-- BEGIN Provided data --

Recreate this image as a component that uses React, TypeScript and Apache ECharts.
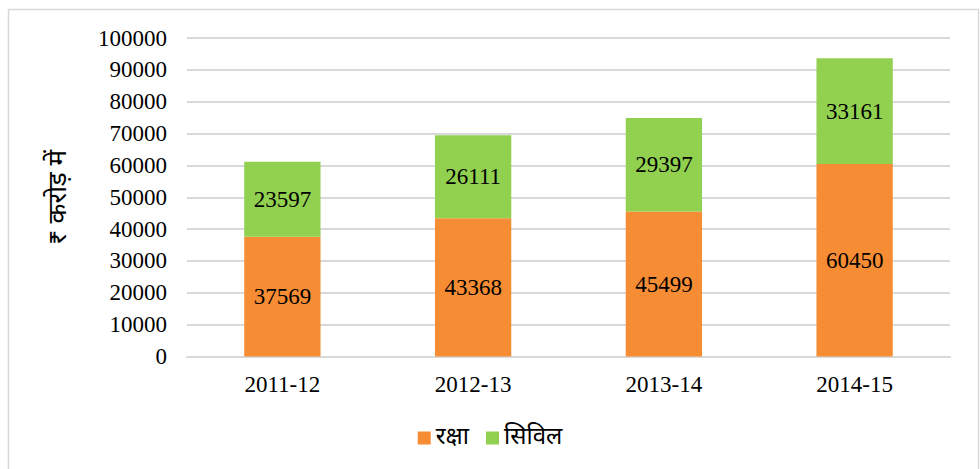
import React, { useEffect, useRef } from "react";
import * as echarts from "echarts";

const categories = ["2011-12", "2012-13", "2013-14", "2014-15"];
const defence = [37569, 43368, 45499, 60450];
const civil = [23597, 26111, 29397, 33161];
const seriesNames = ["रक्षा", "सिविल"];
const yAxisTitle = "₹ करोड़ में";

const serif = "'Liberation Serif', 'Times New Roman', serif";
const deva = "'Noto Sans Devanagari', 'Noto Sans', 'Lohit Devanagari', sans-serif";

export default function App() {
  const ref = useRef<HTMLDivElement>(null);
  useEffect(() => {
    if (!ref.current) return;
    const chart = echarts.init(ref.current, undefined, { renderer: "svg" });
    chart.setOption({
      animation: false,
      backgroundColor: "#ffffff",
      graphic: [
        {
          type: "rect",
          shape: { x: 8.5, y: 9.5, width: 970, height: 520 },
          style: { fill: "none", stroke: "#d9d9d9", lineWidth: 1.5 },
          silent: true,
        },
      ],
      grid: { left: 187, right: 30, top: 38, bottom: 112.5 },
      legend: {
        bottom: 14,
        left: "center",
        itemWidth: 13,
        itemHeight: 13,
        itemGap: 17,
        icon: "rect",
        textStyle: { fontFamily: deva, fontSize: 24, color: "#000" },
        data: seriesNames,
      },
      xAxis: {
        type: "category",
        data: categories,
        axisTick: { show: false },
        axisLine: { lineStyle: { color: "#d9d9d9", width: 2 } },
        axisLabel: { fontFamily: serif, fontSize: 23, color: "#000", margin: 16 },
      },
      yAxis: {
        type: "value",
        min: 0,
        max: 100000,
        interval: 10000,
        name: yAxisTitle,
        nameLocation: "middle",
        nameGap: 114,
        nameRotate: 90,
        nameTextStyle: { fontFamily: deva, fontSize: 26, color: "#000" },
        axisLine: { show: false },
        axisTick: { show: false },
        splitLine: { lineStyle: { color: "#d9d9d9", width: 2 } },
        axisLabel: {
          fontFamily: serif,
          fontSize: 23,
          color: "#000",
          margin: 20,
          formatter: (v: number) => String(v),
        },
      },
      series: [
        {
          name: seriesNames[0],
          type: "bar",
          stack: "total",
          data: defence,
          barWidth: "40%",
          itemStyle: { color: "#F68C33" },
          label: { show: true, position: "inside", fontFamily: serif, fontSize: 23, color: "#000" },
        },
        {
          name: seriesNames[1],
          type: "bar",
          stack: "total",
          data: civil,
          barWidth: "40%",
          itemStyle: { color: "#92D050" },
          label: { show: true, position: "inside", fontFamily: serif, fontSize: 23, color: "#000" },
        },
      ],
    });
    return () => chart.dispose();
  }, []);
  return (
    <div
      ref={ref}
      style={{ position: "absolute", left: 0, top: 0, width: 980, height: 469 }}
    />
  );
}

-- END Provided data --
-- BEGIN Provided data --

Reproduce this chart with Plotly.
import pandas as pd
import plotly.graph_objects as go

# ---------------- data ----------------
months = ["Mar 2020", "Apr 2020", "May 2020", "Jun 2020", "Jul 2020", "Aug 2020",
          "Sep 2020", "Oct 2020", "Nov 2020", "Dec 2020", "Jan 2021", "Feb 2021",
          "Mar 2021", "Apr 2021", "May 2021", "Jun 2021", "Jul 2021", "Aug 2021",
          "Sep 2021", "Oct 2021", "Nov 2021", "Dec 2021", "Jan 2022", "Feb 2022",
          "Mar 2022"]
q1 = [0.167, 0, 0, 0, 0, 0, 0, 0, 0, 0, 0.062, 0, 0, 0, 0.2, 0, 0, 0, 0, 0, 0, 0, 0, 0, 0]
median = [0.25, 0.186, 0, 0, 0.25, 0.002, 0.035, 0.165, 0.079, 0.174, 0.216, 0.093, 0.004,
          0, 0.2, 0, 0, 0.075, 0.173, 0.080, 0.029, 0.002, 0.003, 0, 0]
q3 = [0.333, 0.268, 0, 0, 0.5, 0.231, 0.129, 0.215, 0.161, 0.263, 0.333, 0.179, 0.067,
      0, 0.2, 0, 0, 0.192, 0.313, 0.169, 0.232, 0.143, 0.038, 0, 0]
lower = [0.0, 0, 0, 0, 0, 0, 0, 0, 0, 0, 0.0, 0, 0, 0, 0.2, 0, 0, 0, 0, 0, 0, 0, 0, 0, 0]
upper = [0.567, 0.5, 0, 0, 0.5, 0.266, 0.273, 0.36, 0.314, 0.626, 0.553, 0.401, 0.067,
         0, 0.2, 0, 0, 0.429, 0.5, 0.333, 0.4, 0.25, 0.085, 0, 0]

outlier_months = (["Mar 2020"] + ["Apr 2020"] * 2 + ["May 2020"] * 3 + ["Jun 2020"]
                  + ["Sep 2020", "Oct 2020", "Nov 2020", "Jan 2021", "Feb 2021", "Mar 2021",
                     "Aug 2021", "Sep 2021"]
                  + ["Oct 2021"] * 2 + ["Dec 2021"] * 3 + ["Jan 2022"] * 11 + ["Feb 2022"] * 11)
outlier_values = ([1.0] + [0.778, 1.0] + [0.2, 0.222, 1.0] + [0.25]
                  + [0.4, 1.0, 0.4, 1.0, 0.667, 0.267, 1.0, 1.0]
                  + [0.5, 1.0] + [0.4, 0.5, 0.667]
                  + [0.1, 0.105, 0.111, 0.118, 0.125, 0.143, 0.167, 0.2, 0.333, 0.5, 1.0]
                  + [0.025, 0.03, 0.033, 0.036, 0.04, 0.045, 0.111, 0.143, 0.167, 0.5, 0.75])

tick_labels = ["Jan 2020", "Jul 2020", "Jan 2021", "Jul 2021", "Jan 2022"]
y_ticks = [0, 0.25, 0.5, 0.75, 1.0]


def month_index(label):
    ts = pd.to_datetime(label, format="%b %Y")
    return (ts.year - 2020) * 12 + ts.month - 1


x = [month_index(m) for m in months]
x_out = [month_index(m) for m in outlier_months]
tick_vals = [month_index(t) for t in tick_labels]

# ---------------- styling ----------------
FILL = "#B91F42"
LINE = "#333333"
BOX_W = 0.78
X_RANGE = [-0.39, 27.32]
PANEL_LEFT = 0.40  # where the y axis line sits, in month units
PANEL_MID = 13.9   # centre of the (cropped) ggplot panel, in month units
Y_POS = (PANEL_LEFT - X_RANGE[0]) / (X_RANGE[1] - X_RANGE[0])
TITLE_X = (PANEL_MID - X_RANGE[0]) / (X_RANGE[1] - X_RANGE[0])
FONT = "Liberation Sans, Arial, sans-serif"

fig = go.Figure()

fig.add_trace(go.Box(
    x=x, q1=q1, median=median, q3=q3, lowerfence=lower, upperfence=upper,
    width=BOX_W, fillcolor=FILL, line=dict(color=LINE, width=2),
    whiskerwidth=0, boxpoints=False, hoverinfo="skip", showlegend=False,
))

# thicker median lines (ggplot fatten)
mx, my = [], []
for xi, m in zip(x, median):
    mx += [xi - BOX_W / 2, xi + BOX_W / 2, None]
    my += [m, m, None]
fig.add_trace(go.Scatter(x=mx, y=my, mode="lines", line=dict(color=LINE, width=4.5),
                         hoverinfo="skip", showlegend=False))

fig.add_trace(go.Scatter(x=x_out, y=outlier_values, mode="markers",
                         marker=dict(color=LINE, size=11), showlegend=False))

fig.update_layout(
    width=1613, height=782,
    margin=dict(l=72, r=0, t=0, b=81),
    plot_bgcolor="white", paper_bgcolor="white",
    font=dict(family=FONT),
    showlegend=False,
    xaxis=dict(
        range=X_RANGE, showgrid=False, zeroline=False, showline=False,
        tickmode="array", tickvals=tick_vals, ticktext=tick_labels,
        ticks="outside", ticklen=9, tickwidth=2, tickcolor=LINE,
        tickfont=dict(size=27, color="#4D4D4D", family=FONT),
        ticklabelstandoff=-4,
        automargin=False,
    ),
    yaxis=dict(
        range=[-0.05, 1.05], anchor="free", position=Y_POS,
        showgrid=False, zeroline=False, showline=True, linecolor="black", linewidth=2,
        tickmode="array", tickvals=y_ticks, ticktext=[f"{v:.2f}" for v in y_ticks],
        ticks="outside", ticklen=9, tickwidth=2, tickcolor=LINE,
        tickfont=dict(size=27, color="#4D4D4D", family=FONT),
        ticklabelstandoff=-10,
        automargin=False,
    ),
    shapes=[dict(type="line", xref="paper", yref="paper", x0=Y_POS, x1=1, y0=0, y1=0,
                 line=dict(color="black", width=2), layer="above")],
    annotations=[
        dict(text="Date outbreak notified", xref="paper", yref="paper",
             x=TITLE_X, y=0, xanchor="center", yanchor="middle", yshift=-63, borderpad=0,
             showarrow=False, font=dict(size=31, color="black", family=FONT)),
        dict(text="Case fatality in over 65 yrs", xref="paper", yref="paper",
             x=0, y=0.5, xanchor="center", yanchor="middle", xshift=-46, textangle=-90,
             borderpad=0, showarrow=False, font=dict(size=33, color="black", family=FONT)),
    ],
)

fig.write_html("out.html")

-- END Provided data --
-- BEGIN Provided data --

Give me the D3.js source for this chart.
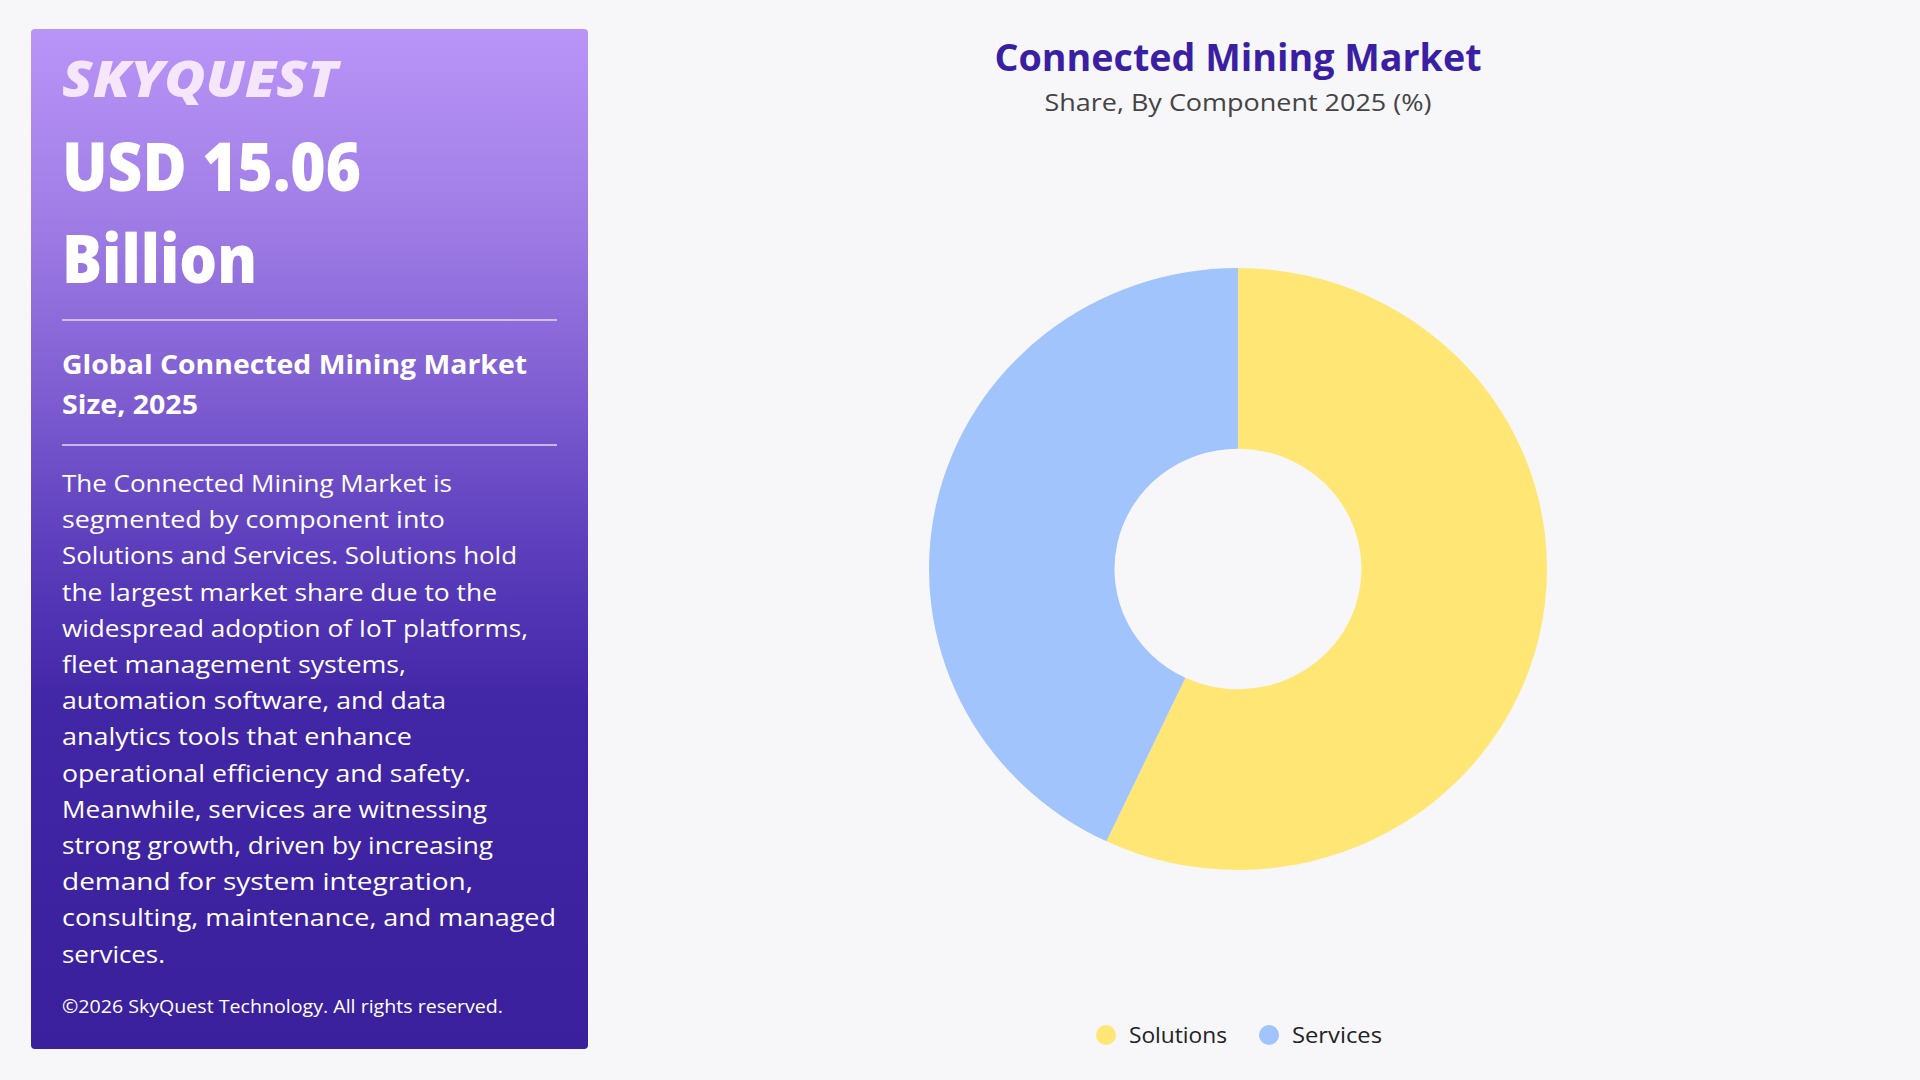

-- END Provided data --

> [Stated goal]:
Write out the lines from the one containing "Recreate this image" down to the one containing "Sans Devanagari', 'Noto", both included, exactly as they appear. Leave out any pictures.

> [Task response]:
Recreate this image as a component that uses React, TypeScript and Apache ECharts.
import React, { useEffect, useRef } from "react";
import * as echarts from "echarts";

const categories = ["2011-12", "2012-13", "2013-14", "2014-15"];
const defence = [37569, 43368, 45499, 60450];
const civil = [23597, 26111, 29397, 33161];
const seriesNames = ["रक्षा", "सिविल"];
const yAxisTitle = "₹ करोड़ में";

const serif = "'Liberation Serif', 'Times New Roman', serif";
const deva = "'Noto Sans Devanagari', 'Noto Sans', 'Lohit Devanagari', sans-serif";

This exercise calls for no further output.